Let us look to the person of Christ. We have many examples of his gentle care for his children, his grace toward society’s rejects, and his unprecedented self-sacrifice. There is the Samaritan woman at the well with whom he not only speaks, but also draws back from the abyss of loose conduct. There are the children he welcomes to himself in spite of his disciples. The very group of men he chooses to surround himself with are society’s scoundrels and peasants. Again and again he eats with sinners and tax collectors. He calls Zaccheus down from the tree and feeds his flock with the bread of miracles. Even in his penultimate act, he grants paradise to the criminal crucified by his side. Then of course, his crucifixion for the sins of the world.
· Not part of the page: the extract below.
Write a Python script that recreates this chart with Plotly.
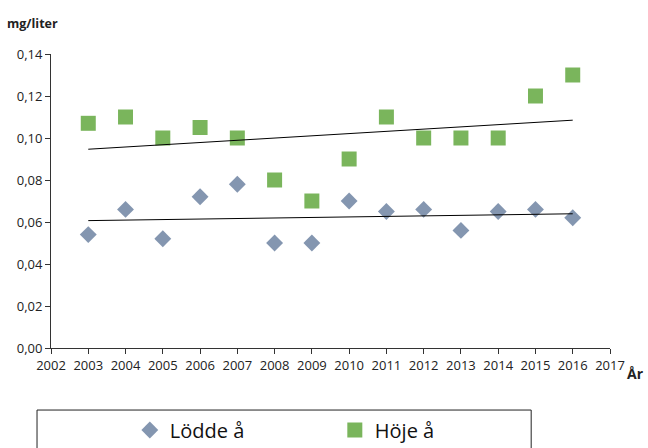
import numpy as np
import plotly.graph_objects as go

years = list(range(2003, 2017))
lodde = [0.054, 0.066, 0.052, 0.072, 0.078, 0.050, 0.050, 0.070, 0.065, 0.066, 0.056, 0.065, 0.066, 0.062]
hoje = [0.107, 0.110, 0.100, 0.105, 0.100, 0.080, 0.070, 0.090, 0.110, 0.100, 0.100, 0.100, 0.120, 0.130]
x_ticks = list(range(2002, 2018))
y_ticks = [0.0, 0.02, 0.04, 0.06, 0.08, 0.10, 0.12, 0.14]

FONT = "Open Sans"
fig = go.Figure()

fig.add_trace(go.Scatter(x=years, y=lodde, mode="markers", name="Lödde å",
                         marker=dict(symbol="diamond", size=13, color="#8496B0")))
fig.add_trace(go.Scatter(x=years, y=hoje, mode="markers", name="Höje å",
                         marker=dict(symbol="square", size=15, color="#7AB55C")))

for ser in (lodde, hoje):
    k, m = np.polyfit(years, ser, 1)
    xs = [years[0], years[-1]]
    fig.add_trace(go.Scatter(x=xs, y=[k * v + m for v in xs], mode="lines",
                             line=dict(color="black", width=1), showlegend=False,
                             hoverinfo="skip"))

fig.update_layout(
    width=648, height=448,
    margin=dict(l=51, r=38, t=54, b=100, autoexpand=False),
    paper_bgcolor="white", plot_bgcolor="white",
    separators=", ",
    font=dict(family=FONT, size=13, color="#222"),
    showlegend=True,
    legend=dict(orientation="h", x=0.141, y=-0.279, xanchor="left", yanchor="middle",
                font=dict(size=20, family=FONT, color="#111"),
                entrywidth=160, entrywidthmode="pixels", bgcolor="rgba(0,0,0,0)"),
    xaxis=dict(range=[2002, 2017], tickvals=x_ticks, showgrid=False, zeroline=False,
               showline=True, linecolor="#333", linewidth=1, ticks="outside",
               ticklen=5, tickcolor="#333", tickfont=dict(size=13), automargin=False),
    yaxis=dict(range=[0, 0.14], tickvals=y_ticks, tickformat=".2f", showgrid=False,
               zeroline=False, showline=True, linecolor="#333", linewidth=1,
               ticks="outside", ticklen=5, tickcolor="#333", tickfont=dict(size=13),
               automargin=False),
    annotations=[
        dict(text="<b>mg/liter</b>", xref="paper", yref="paper", x=-0.082, y=1.105,
             xanchor="left", yanchor="middle", showarrow=False, font=dict(size=12.5)),
        dict(text="<b>År</b>", xref="paper", yref="paper", x=1.027, y=-0.088,
             xanchor="left", yanchor="middle", showarrow=False, font=dict(size=14)),
    ],
    shapes=[dict(type="rect", xref="paper", yref="paper", x0=-0.025, x1=0.859,
                 y0=-0.211, y1=-0.45, line=dict(color="#222", width=1))],
)

fig.write_html("out.html", config={"displayModeBar": False},
               post_script="document.body.style.margin='0';document.body.style.padding='0';"
                           "document.body.style.overflow='hidden';")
These were not his only acts. Conversely, Christ was not afraid to call society’s leadership to task or reprimand his own disciples for their sinful conduct. When he entered the temple in Jerusalem and saw the rampant avarice, he did not think to himself “I better be fetchingly nice and then they will stop this sin.” No, he turned the tables casting out the defilers in a very public shaming fashion. When the Pharisees and Sadducees came to hear and question him, Christ did not hope to become close friends to them so that when they asked he could acknowledge their sinful lifestyle. No, he denounced them openly as hypocrites, vipers, white washed tombs and prophesied that the kingdom had been taken from them because of their rebellion. He even turned away a follower who professed to have kept the entire law, but was unwilling to let go of his wealth. Then we look to his closest friends, the disciples, Christ rebuked them telling Peter, “Get behind me, Satan!” when his advice was not in line with God’s eternal plan. These examples are not the typical passive and gentle Jesus that we have become accustomed to imagining, yet they are Jesus nonetheless.
In all this, we must remember that our foundation is that Christ is love. Therefore, whether it be blessing children or hailing the Pharisees as hypocrites he is acting in love. He cannot act against his character. In both the gentle and the rough, this is the Christ to whom we cling. This is the love by which we are called to live. A love that seeks the best for the beloved, in times of comfort and accountability. A love that forgives and welcomes every repentant heart. A love that does not shy from the heinous truth of sin. May we be so blessed as to understand it more intimately everyday.